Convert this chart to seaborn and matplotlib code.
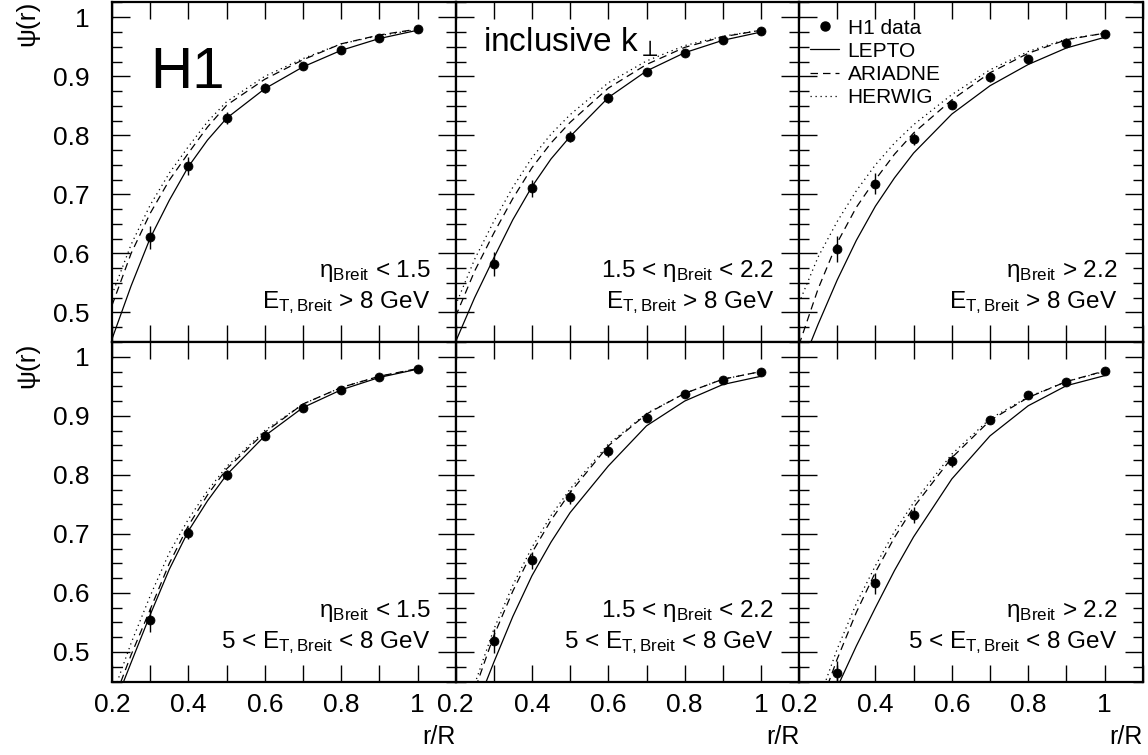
import numpy as np
import pandas as pd
import matplotlib
matplotlib.use('Agg')
import matplotlib.pyplot as plt
import seaborn as sns
from matplotlib.lines import Line2D
from matplotlib.ticker import MultipleLocator, FuncFormatter

# DATA
R_DATA = [0.3, 0.4, 0.5, 0.6, 0.7, 0.8, 0.9, 1.0]
R_MODEL = [0.2, 0.25, 0.3, 0.35, 0.4, 0.45, 0.5, 0.6, 0.7, 0.8, 0.9, 1.0]

# H1 data points per panel (row-major: top-left ... bottom-right)
psi_data = [
    [0.627, 0.748, 0.830, 0.880, 0.917, 0.944, 0.965, 0.980],
    [0.582, 0.710, 0.798, 0.863, 0.908, 0.939, 0.961, 0.976],
    [0.607, 0.718, 0.794, 0.852, 0.898, 0.929, 0.956, 0.971],
    [0.554, 0.701, 0.800, 0.866, 0.914, 0.943, 0.965, 0.980],
    [0.519, 0.655, 0.763, 0.841, 0.897, 0.937, 0.961, 0.975],
    [0.465, 0.616, 0.732, 0.824, 0.893, 0.935, 0.958, 0.976],
]
psi_err = [
    [0.020, 0.015, 0.010, 0.008, 0.005, 0.004, 0.003, 0.002],
    [0.020, 0.015, 0.010, 0.008, 0.006, 0.004, 0.003, 0.002],
    [0.022, 0.018, 0.010, 0.008, 0.007, 0.005, 0.004, 0.003],
    [0.020, 0.010, 0.008, 0.006, 0.004, 0.003, 0.003, 0.002],
    [0.020, 0.015, 0.012, 0.010, 0.007, 0.005, 0.004, 0.003],
    [0.020, 0.018, 0.013, 0.010, 0.007, 0.005, 0.004, 0.003],
]

lepto = [
    [0.455, 0.545, 0.626, 0.690, 0.747, 0.792, 0.829, 0.879, 0.916, 0.944, 0.964, 0.978],
    [0.450, 0.525, 0.592, 0.657, 0.713, 0.760, 0.798, 0.864, 0.909, 0.940, 0.961, 0.975],
    [0.400, 0.480, 0.555, 0.622, 0.680, 0.728, 0.770, 0.836, 0.884, 0.920, 0.948, 0.966],
    [0.400, 0.482, 0.563, 0.640, 0.705, 0.756, 0.800, 0.866, 0.914, 0.944, 0.965, 0.979],
    [0.300, 0.400, 0.482, 0.560, 0.629, 0.686, 0.736, 0.815, 0.883, 0.925, 0.953, 0.967],
    [0.240, 0.340, 0.440, 0.510, 0.575, 0.638, 0.695, 0.793, 0.866, 0.917, 0.951, 0.968],
]
ariadne = [
    [0.512, 0.600, 0.668, 0.724, 0.770, 0.814, 0.851, 0.895, 0.928, 0.955, 0.970, 0.980],
    [0.493, 0.570, 0.634, 0.693, 0.745, 0.787, 0.822, 0.880, 0.920, 0.949, 0.967, 0.978],
    [0.445, 0.540, 0.618, 0.678, 0.725, 0.768, 0.804, 0.860, 0.906, 0.939, 0.962, 0.973],
    [0.410, 0.495, 0.572, 0.650, 0.714, 0.766, 0.810, 0.872, 0.920, 0.948, 0.967, 0.980],
    [0.340, 0.435, 0.527, 0.603, 0.668, 0.723, 0.770, 0.849, 0.903, 0.938, 0.962, 0.975],
    [0.300, 0.400, 0.488, 0.567, 0.635, 0.694, 0.745, 0.829, 0.892, 0.931, 0.958, 0.976],
]
herwig = [
    [0.530, 0.615, 0.682, 0.736, 0.781, 0.823, 0.857, 0.900, 0.930, 0.955, 0.969, 0.979],
    [0.512, 0.590, 0.654, 0.712, 0.762, 0.802, 0.835, 0.889, 0.926, 0.952, 0.968, 0.978],
    [0.516, 0.594, 0.654, 0.706, 0.750, 0.787, 0.818, 0.869, 0.911, 0.942, 0.963, 0.973],
    [0.425, 0.515, 0.595, 0.668, 0.725, 0.773, 0.814, 0.875, 0.920, 0.948, 0.967, 0.979],
    [0.350, 0.445, 0.538, 0.613, 0.677, 0.731, 0.776, 0.852, 0.904, 0.938, 0.962, 0.975],
    [0.310, 0.415, 0.505, 0.582, 0.646, 0.704, 0.753, 0.835, 0.895, 0.932, 0.958, 0.975],
]

eta_labels = ['η$_{\\mathrm{Breit}}$ < 1.5', '1.5 < η$_{\\mathrm{Breit}}$ < 2.2', 'η$_{\\mathrm{Breit}}$ > 2.2']
et_labels = ['E$_{\\mathrm{T,Breit}}$ > 8 GeV', '5 < E$_{\\mathrm{T,Breit}}$ < 8 GeV']

MODELS = ['LEPTO', 'ARIADNE', 'HERWIG']
DASHES = {'LEPTO': '', 'ARIADNE': (6, 4), 'HERWIG': (1, 3)}

# STYLE
sns.set_theme(style='ticks')
plt.rcParams['font.family'] = ['Liberation Sans', 'DejaVu Sans']
plt.rcParams['mathtext.fontset'] = 'custom'
plt.rcParams['mathtext.rm'] = 'Liberation Sans'
plt.rcParams['mathtext.it'] = 'Liberation Sans'
plt.rcParams['mathtext.bf'] = 'Liberation Sans:bold'
for k in ['text.color', 'axes.labelcolor', 'xtick.color', 'ytick.color', 'axes.edgecolor']:
    plt.rcParams[k] = 'black'

fig = plt.figure(figsize=(11.48, 7.55), dpi=100)

W, H = 1148, 755
col_x = [112, 455.5, 799]
pw = 343.8
row_top = [2.5, 342.0]
ph = 339.5

for i in range(6):
    row, col = divmod(i, 3)
    ax = fig.add_axes([col_x[col] / W, 1 - (row_top[row] + ph) / H, pw / W, ph / H])

    # model curves
    frames = []
    for name, arr in zip(MODELS, [lepto, ariadne, herwig]):
        frames.append(pd.DataFrame({'r': R_MODEL, 'psi': arr[i], 'model': name}))
    mdf = pd.concat(frames, ignore_index=True)
    sns.lineplot(data=mdf, x='r', y='psi', style='model', style_order=MODELS,
                 dashes=DASHES, color='black', linewidth=0.9, legend=False, ax=ax)

    # data points
    ddf = pd.DataFrame({'r': R_DATA, 'psi': psi_data[i], 'err': psi_err[i]})
    ax.errorbar(ddf['r'], ddf['psi'], yerr=ddf['err'], fmt='none', ecolor='black', elinewidth=1.0, zorder=4)
    sns.scatterplot(data=ddf, x='r', y='psi', color='black', s=42, edgecolor='black', zorder=5, ax=ax)

    ax.set_xlim(0.2, 1.1)
    ax.set_ylim(0.45, 1.025)
    ax.set_xlabel('')
    ax.set_ylabel('')

    ax.xaxis.set_major_locator(MultipleLocator(0.2))
    ax.xaxis.set_minor_locator(MultipleLocator(0.1))
    ax.yaxis.set_major_locator(MultipleLocator(0.1))
    ax.yaxis.set_minor_locator(MultipleLocator(0.025))
    fmt = FuncFormatter(lambda v, p: ('%g' % round(v, 2)))
    ax.xaxis.set_major_formatter(fmt)
    ax.yaxis.set_major_formatter(fmt)

    ax.tick_params(which='both', direction='in', top=True, right=True, color='black', width=1.0)
    ax.tick_params(axis='x', which='both', length=12, labelsize=19, pad=8)
    ax.tick_params(axis='y', which='major', length=13, labelsize=19, pad=16)
    ax.tick_params(axis='y', which='minor', length=7)
    if row == 0:
        ax.tick_params(axis='x', labelbottom=False)
    if col > 0:
        ax.tick_params(axis='y', labelleft=False)
    for sp in ax.spines.values():
        sp.set_visible(True)
        sp.set_linewidth(1.6)
        sp.set_color('black')

    ax.text(1.033, 0.56, eta_labels[col], ha='right', va='baseline', fontsize=17.5)
    ax.text(1.033, 0.507, et_labels[row], ha='right', va='baseline', fontsize=17.5)

    if i == 0:
        ax.text(0.3, 0.88, 'H1', ha='left', va='baseline', fontsize=42)
    if i == 1:
        ax.text(0.272, 0.941, 'inclusive k$_{\\perp}$', ha='left', va='baseline', fontsize=24)
    if i == 2:
        handles = [
            Line2D([], [], color='black', marker='o', linestyle='none', markersize=6.5),
            Line2D([], [], color='black', linewidth=0.9, linestyle='-'),
            Line2D([], [], color='black', linewidth=0.9, dashes=(6, 4)),
            Line2D([], [], color='black', linewidth=0.9, dashes=(1, 3)),
        ]
        ax.legend(handles, ['H1 data'] + MODELS, loc='upper left', bbox_to_anchor=(0.02, 0.965),
                  frameon=False, fontsize=15, handlelength=1.4, handletextpad=0.4,
                  labelspacing=0.2, borderpad=0.2, borderaxespad=0.0)
    if row == 1:
        ax.set_xlabel('r/R', loc='right', fontsize=18, labelpad=6)

fig.text(27 / W, 1 - 1 / H, 'ψ(r)', rotation=90, ha='center', va='top', fontsize=19)
fig.text(27 / W, 1 - 343 / H, 'ψ(r)', rotation=90, ha='center', va='top', fontsize=19)

fig.savefig('out.png', dpi=100)
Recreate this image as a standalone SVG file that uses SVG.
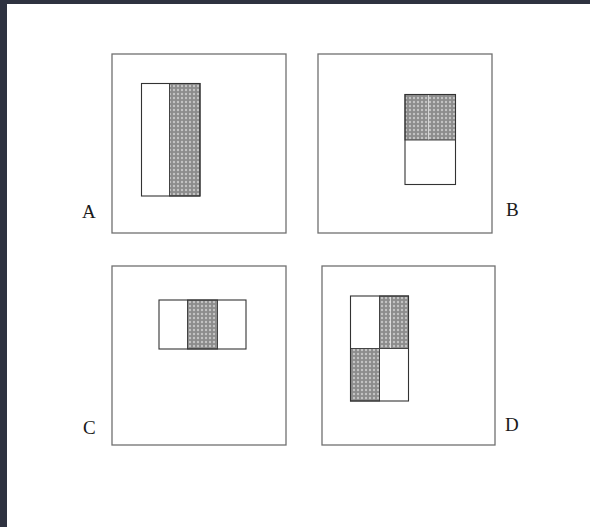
<svg xmlns="http://www.w3.org/2000/svg" width="590" height="527" viewBox="0 0 590 527">
<style>
.frame{fill:none;stroke:#707070;stroke-width:1.3}
.win{fill:none;stroke:#333;stroke-width:1.1}
.shade{fill:url(#hatch);stroke:#444;stroke-width:1}
.lbl{font-family:"Liberation Serif","Times New Roman",serif;font-size:19px;fill:#1a1a1a}
</style>
<defs>
<pattern id="hatch" width="4" height="4" patternUnits="userSpaceOnUse">
<rect width="4" height="4" fill="#8c8c8c"/>
<circle cx="2" cy="2" r="1.2" fill="#c4c4c4"/>
</pattern>
</defs>
<rect width="590" height="527" fill="#ffffff"/>
<rect x="0" y="0" width="590" height="4" fill="#2e3240"/>
<rect x="0" y="0" width="7" height="527" fill="#2e3240"/>
<g id="A">
<rect class="frame" x="112" y="54" width="174" height="179"/>
<rect class="shade" x="169.5" y="83.5" width="30.5" height="112.5"/>
<rect class="win" x="141.5" y="83.5" width="58.5" height="112.5"/>
<text class="lbl" x="82" y="218">A</text>
</g>
<g id="B">
<rect class="frame" x="318" y="54" width="174" height="179"/>
<rect class="shade" x="405" y="94.5" width="50.5" height="45.5"/>
<line x1="428.5" y1="95" x2="428.5" y2="139.5" stroke="#e8e8e8" stroke-width="0.8"/>
<rect class="win" x="405" y="94.5" width="50.5" height="90"/>
<text class="lbl" x="506" y="216">B</text>
</g>
<g id="C">
<rect class="frame" x="112" y="266" width="174" height="179"/>
<rect class="shade" x="187.5" y="300" width="30" height="49"/>
<rect class="win" x="159" y="300" width="87" height="49"/>
<text class="lbl" x="83" y="434">C</text>
</g>
<g id="D">
<rect class="frame" x="322" y="266" width="173" height="179"/>
<rect class="shade" x="379.5" y="296" width="29" height="52.5"/>
<rect class="shade" x="350.5" y="348.5" width="29" height="52.5"/>
<line x1="390.5" y1="297" x2="390.5" y2="348" stroke="#e8e8e8" stroke-width="0.8"/>
<rect class="win" x="350.5" y="296" width="58" height="105"/>
<text class="lbl" x="505" y="431">D</text>
</g>
</svg>
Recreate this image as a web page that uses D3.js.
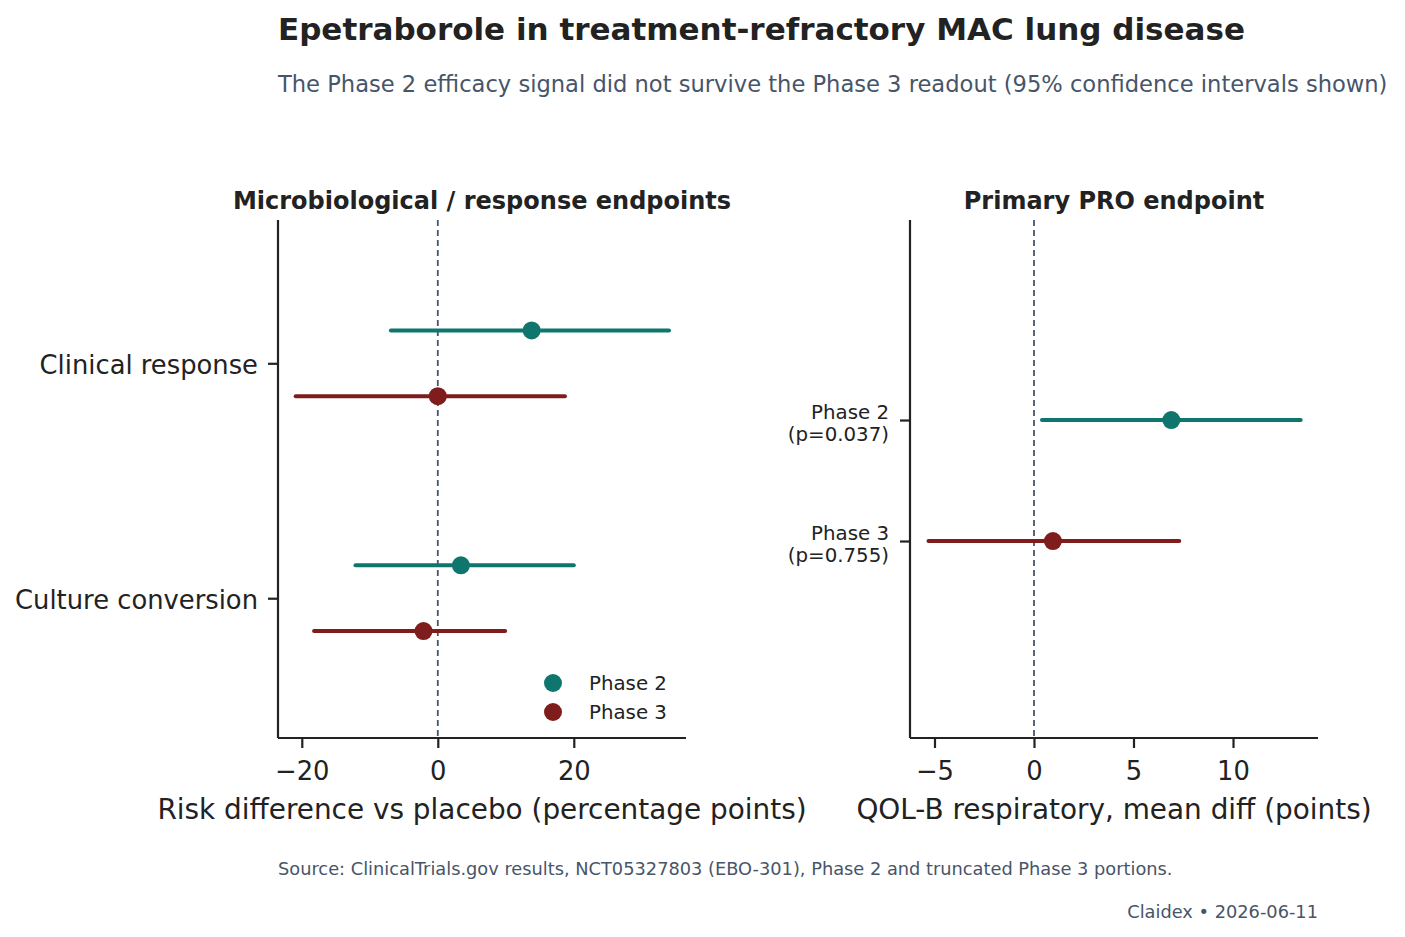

════════════════

* Required task
Identify and extract each line of the listing that contains "seaborn".

* Completed exercise
Convert this chart to seaborn and matplotlib code.
import seaborn as sns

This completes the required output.